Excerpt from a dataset
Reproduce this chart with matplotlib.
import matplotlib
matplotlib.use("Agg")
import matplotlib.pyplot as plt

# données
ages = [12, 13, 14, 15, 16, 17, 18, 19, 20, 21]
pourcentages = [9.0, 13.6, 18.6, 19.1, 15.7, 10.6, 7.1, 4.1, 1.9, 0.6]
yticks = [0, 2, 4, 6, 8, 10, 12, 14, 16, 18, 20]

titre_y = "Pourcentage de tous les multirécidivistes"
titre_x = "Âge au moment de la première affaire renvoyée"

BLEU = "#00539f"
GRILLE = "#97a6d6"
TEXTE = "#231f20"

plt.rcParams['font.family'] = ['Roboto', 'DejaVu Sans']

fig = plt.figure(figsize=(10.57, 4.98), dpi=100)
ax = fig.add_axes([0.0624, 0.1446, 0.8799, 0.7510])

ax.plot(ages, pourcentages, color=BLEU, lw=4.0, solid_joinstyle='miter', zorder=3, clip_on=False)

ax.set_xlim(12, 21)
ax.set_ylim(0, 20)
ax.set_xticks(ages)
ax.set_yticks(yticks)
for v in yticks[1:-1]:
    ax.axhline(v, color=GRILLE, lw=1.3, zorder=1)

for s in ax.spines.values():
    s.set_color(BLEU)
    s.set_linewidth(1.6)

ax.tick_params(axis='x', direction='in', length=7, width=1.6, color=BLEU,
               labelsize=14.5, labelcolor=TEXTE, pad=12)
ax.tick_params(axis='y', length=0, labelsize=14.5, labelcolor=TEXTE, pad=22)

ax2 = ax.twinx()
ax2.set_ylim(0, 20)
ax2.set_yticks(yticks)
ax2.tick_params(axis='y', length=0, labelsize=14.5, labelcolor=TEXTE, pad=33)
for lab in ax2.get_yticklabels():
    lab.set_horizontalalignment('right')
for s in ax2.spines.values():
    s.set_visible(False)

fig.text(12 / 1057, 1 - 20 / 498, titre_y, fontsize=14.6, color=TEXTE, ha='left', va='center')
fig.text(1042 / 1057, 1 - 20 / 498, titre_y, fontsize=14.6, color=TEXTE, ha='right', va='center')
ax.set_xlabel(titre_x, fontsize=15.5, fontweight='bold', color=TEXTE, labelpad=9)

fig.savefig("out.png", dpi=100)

==

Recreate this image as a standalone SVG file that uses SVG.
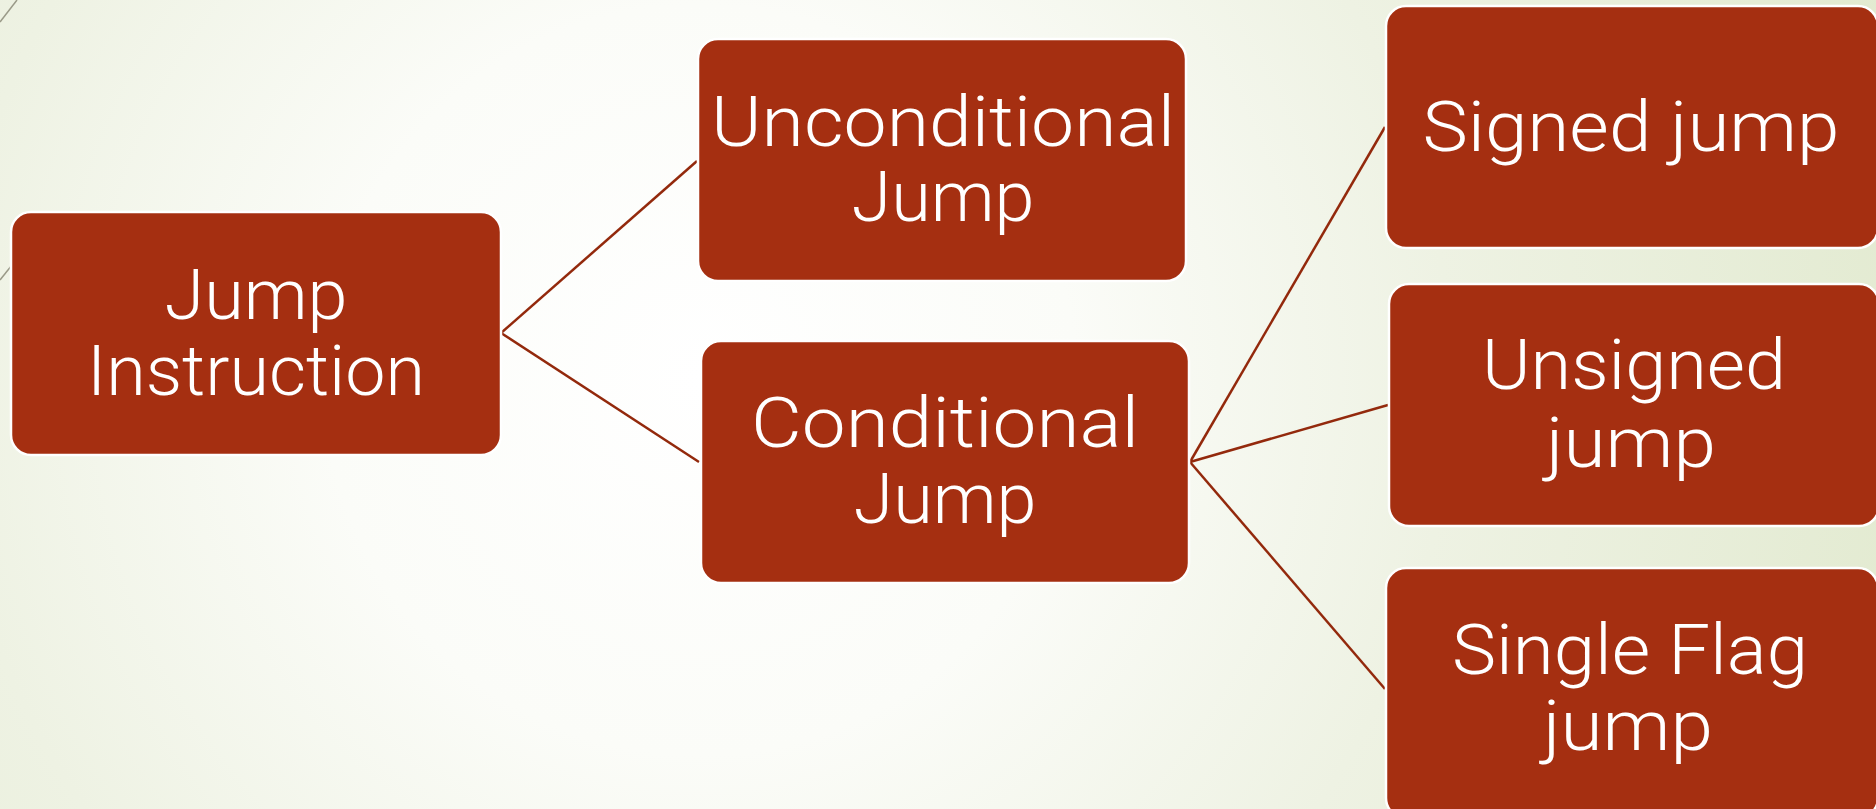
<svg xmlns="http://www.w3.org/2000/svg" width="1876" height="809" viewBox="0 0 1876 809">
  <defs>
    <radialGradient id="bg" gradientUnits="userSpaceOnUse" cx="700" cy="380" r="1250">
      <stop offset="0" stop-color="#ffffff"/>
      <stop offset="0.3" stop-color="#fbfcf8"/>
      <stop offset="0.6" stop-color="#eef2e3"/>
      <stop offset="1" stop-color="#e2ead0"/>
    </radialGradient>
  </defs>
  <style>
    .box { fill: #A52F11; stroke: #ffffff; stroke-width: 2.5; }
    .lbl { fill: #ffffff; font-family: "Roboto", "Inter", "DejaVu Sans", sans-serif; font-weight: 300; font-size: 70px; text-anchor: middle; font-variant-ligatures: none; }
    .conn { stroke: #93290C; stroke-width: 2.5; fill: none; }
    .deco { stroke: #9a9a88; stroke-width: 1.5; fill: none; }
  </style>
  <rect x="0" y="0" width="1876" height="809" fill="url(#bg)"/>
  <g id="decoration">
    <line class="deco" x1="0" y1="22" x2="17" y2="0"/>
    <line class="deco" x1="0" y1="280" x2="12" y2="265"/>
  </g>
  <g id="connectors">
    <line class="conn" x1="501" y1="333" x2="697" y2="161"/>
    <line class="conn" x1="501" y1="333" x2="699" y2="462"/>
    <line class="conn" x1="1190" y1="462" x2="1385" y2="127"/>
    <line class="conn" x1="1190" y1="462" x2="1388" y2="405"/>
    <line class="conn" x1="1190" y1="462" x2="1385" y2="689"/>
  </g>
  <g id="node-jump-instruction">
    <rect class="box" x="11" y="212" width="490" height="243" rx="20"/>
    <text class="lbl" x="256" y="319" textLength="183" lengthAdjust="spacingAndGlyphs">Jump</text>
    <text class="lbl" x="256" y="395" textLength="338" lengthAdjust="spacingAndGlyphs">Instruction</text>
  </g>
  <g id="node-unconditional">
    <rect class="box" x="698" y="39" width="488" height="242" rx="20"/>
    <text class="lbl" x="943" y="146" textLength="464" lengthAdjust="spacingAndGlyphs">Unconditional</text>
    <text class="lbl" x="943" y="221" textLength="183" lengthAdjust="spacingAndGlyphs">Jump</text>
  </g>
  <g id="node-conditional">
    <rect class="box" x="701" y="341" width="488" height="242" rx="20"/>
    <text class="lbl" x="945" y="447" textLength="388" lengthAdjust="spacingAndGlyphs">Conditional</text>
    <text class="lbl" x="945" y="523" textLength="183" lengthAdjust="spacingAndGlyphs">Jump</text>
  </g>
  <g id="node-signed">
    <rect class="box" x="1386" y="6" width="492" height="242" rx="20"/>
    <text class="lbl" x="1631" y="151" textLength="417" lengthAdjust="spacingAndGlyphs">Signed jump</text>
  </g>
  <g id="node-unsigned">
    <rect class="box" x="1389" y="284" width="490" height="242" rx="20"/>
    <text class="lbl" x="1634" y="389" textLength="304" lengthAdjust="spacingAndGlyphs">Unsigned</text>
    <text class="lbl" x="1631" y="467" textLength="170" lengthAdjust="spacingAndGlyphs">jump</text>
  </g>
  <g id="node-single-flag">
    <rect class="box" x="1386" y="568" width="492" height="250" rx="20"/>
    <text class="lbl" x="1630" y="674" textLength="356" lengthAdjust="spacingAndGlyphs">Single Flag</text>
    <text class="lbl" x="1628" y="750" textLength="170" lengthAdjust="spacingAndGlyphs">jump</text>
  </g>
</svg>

--- PROBLEM REQUIREMENTS ---
Using the entries shown above, reproduce verbatim the lines from the line bearing "Reproduce this chart with matplotlib." to the line bearing "ax = fig.add_axes([0.0624, 0.1446, 0.8799, 0.7510])", inclusive.

--- ANSWER TO THE EXERCISE ---
Reproduce this chart with matplotlib.
import matplotlib
matplotlib.use("Agg")
import matplotlib.pyplot as plt

# données
ages = [12, 13, 14, 15, 16, 17, 18, 19, 20, 21]
pourcentages = [9.0, 13.6, 18.6, 19.1, 15.7, 10.6, 7.1, 4.1, 1.9, 0.6]
yticks = [0, 2, 4, 6, 8, 10, 12, 14, 16, 18, 20]

titre_y = "Pourcentage de tous les multirécidivistes"
titre_x = "Âge au moment de la première affaire renvoyée"

BLEU = "#00539f"
GRILLE = "#97a6d6"
TEXTE = "#231f20"

plt.rcParams['font.family'] = ['Roboto', 'DejaVu Sans']

fig = plt.figure(figsize=(10.57, 4.98), dpi=100)
ax = fig.add_axes([0.0624, 0.1446, 0.8799, 0.7510])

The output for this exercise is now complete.